Aim of the task.
In the records below, find the line that contains "Reproduce this chart with matplotlib." and the line that contains "from matplotlib.lines import Line2D"; write out exactly those two lines and everything between them, without the pictures.

Stored data.

↓

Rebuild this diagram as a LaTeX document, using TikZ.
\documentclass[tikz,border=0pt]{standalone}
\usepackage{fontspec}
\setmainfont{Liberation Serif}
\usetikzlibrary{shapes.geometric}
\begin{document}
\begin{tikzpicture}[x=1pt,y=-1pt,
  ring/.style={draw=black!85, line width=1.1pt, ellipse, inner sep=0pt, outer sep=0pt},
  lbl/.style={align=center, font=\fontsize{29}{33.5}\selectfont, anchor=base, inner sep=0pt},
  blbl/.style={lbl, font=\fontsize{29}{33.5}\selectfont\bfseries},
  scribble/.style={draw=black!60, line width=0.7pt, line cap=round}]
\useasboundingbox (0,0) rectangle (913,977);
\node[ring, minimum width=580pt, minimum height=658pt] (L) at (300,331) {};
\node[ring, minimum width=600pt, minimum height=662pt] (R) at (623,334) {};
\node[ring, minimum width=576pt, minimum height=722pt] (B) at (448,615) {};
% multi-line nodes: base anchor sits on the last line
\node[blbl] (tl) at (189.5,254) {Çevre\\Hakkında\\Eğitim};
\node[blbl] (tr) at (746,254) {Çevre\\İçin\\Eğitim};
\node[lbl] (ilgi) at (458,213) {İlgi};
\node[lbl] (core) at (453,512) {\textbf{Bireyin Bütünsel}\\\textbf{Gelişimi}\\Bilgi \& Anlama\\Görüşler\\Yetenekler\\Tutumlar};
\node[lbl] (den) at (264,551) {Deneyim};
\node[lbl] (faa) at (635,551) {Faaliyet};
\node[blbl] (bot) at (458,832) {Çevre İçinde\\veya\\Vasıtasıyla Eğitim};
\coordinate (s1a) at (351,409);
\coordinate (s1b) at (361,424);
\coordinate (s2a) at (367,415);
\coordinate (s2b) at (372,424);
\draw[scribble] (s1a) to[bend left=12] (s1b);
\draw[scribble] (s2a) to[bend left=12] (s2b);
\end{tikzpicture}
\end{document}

↑
↓

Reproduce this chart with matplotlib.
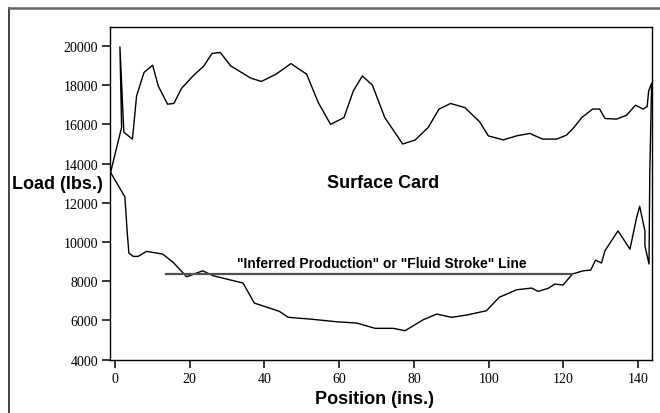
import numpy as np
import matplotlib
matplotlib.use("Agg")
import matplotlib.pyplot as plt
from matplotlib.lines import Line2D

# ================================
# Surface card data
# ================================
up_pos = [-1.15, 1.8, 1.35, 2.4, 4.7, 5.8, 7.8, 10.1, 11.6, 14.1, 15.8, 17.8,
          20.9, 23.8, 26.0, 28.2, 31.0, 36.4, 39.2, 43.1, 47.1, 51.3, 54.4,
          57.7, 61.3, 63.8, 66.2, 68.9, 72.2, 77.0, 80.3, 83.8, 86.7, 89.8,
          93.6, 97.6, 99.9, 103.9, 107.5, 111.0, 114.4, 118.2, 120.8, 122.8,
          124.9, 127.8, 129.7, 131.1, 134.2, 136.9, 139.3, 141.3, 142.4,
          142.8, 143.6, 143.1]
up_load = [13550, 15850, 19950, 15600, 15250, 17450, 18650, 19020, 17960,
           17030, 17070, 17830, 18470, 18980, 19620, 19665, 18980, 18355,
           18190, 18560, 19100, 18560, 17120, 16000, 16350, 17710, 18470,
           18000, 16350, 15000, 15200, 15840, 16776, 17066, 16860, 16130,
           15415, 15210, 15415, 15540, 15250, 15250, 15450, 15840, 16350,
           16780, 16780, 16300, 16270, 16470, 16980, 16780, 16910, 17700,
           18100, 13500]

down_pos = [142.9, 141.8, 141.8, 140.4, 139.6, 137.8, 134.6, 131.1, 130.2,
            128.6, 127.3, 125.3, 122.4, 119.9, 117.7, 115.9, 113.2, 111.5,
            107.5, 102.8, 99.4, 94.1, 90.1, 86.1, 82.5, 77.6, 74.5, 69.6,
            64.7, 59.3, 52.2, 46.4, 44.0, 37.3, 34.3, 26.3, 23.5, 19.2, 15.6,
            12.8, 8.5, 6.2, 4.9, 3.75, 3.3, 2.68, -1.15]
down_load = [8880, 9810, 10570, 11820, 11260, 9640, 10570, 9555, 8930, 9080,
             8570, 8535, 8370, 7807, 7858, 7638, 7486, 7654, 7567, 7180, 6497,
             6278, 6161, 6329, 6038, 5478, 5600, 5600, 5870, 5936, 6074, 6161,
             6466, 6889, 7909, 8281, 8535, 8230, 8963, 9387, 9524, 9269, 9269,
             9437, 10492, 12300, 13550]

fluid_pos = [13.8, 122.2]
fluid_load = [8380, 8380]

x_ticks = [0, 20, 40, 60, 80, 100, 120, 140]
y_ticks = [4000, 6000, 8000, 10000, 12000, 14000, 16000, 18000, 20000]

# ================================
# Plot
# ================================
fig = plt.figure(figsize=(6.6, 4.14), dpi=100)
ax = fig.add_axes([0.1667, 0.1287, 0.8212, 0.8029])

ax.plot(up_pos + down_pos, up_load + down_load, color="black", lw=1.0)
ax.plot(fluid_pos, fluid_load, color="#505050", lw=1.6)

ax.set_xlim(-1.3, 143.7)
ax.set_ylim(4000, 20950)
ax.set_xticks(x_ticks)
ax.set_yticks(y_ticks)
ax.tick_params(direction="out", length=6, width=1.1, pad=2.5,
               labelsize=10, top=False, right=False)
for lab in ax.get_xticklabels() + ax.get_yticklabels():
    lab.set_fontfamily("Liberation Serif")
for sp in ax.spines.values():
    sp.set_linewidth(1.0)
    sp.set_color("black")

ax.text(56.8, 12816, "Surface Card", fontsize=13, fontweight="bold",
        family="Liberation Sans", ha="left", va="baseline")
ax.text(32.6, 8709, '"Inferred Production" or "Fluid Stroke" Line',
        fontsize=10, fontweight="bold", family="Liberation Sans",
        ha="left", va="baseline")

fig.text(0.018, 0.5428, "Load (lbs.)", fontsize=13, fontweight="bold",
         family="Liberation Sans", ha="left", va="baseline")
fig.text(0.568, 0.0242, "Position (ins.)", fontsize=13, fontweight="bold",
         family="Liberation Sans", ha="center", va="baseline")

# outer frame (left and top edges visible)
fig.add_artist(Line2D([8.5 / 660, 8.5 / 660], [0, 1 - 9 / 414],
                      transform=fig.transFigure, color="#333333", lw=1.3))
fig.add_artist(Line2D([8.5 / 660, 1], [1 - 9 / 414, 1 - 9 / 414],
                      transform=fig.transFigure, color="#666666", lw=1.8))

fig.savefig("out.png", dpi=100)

↑
↓

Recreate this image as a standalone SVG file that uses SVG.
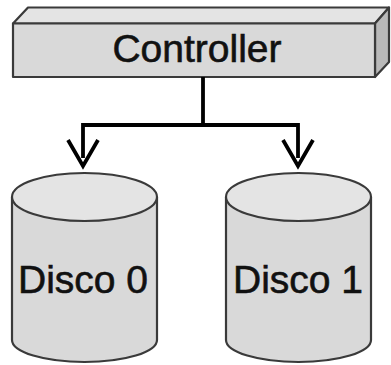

↑

Task response.
Reproduce this chart with matplotlib.
import numpy as np
import matplotlib
matplotlib.use("Agg")
import matplotlib.pyplot as plt
from matplotlib.lines import Line2D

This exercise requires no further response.